Parmi les pièces bien connues du public, André Keiser a également participé à la restauration du requin blanc. Pêché au large de Sète en 1957, il avait été offert en donation au Musée cantonal et avait voyagé en wagon frigorifique jusqu’aux abattoirs de Lausanne où il fut en partie préparé. « Quand il a fallu le restaurer il y a quelques années, l’un des collaborateurs du musée, avec un talent certain pour la peinture, s’était chargé de nettoyer et repeindre la bête, un travail minutieux et délicat. Pour ma part, je m’étais occupé des parties en cuir (véritable cuir de poisson). Il s’agissait de les ramollir, les recoller et les refermer. Il a également fallu remplacer une demi-douzaine de dents, qui avaient été volées au fil du temps. »
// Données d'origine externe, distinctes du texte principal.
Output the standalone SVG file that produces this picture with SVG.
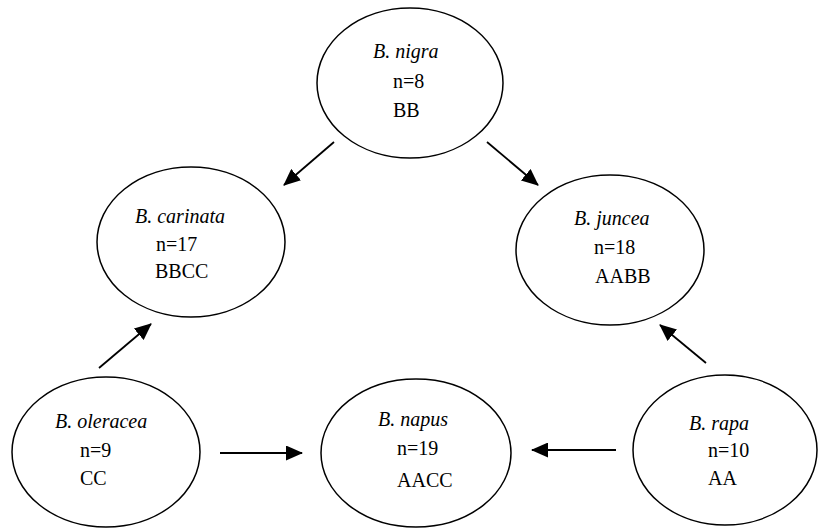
<svg xmlns="http://www.w3.org/2000/svg" width="818" height="529" viewBox="0 0 818 529">
<defs>
<style>
.node ellipse{fill:#fff;stroke:#000;stroke-width:1.5}
text{font-family:"Liberation Serif","Times New Roman",serif;font-size:20px;fill:#000}
.sp{font-style:italic}
.edge{stroke:#000;stroke-width:1.8;fill:none;marker-end:url(#ah)}
</style>
<marker id="ah" markerUnits="userSpaceOnUse" markerWidth="17" markerHeight="15" refX="16" refY="7.5" orient="auto">
<path d="M0,0 L17,7.5 L0,15 z" fill="#000"/>
</marker>
</defs>
<rect width="818" height="529" fill="#fff"/>
<g id="nigra" class="node">
<ellipse cx="410" cy="83" rx="93" ry="75"/>
<text x="373" y="58" class="sp">B. nigra</text>
<text x="393" y="88">n=8</text>
<text x="393" y="117">BB</text>
</g>
<g id="carinata" class="node">
<ellipse cx="191" cy="242" rx="94" ry="75"/>
<text x="135" y="223" class="sp">B. carinata</text>
<text x="156" y="251">n=17</text>
<text x="155" y="278">BBCC</text>
</g>
<g id="juncea" class="node">
<ellipse cx="610" cy="250" rx="94" ry="75"/>
<text x="574" y="225" class="sp">B. juncea</text>
<text x="594" y="254">n=18</text>
<text x="595" y="283">AABB</text>
</g>
<g id="oleracea" class="node">
<ellipse cx="106" cy="452" rx="94" ry="75"/>
<text x="55" y="428" class="sp">B. oleracea</text>
<text x="80" y="457">n=9</text>
<text x="80" y="485">CC</text>
</g>
<g id="napus" class="node">
<ellipse cx="416" cy="453" rx="95" ry="74"/>
<text x="378" y="426" class="sp">B. napus</text>
<text x="397" y="455">n=19</text>
<text x="397" y="487">AACC</text>
</g>
<g id="rapa" class="node">
<ellipse cx="725" cy="450" rx="92" ry="75"/>
<text x="689" y="430" class="sp">B. rapa</text>
<text x="708" y="457">n=10</text>
<text x="708" y="485">AA</text>
</g>
<g id="connectors">
<line class="edge" x1="334" y1="142" x2="284" y2="185"/>
<line class="edge" x1="487" y1="142" x2="538" y2="185"/>
<line class="edge" x1="99" y1="368" x2="151" y2="324"/>
<line class="edge" x1="706" y1="363" x2="660" y2="325"/>
<line class="edge" x1="220" y1="453" x2="302" y2="453"/>
<line class="edge" x1="616" y1="450" x2="532" y2="450"/>
</g>
</svg>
Céline, apprentie, vient d’entamer une formation longue de quatre ans, dont les cours théoriques sont dispensés en Autriche. | Image: FA (BIC)

Un métier d’avenir

Aux côtés du taxidermiste, Céline, tout sourire, est concentrée sur l’écharnage d’un petit oiseau. Après un stage de quelques semaines dans l’atelier d’André Keiser, elle s’est également prise de passion pour ce métier. Elle vient d’entamer une formation longue de quatre ans, dont les cours théoriques sont dispensés en Autriche. « La profession n’est plus au bénéfice d’un CFC. Mais le Congrès suisse des taxidermistes mène une bataille pour que le métier soit à nouveau reconnu. Comme la Confédération semble s’intéresser à nouveau aux métiers à faible effectifs, nous avons bon espoir d’obtenir bientôt une reconnaissance fédérale, » conclut André Keiser. (DA)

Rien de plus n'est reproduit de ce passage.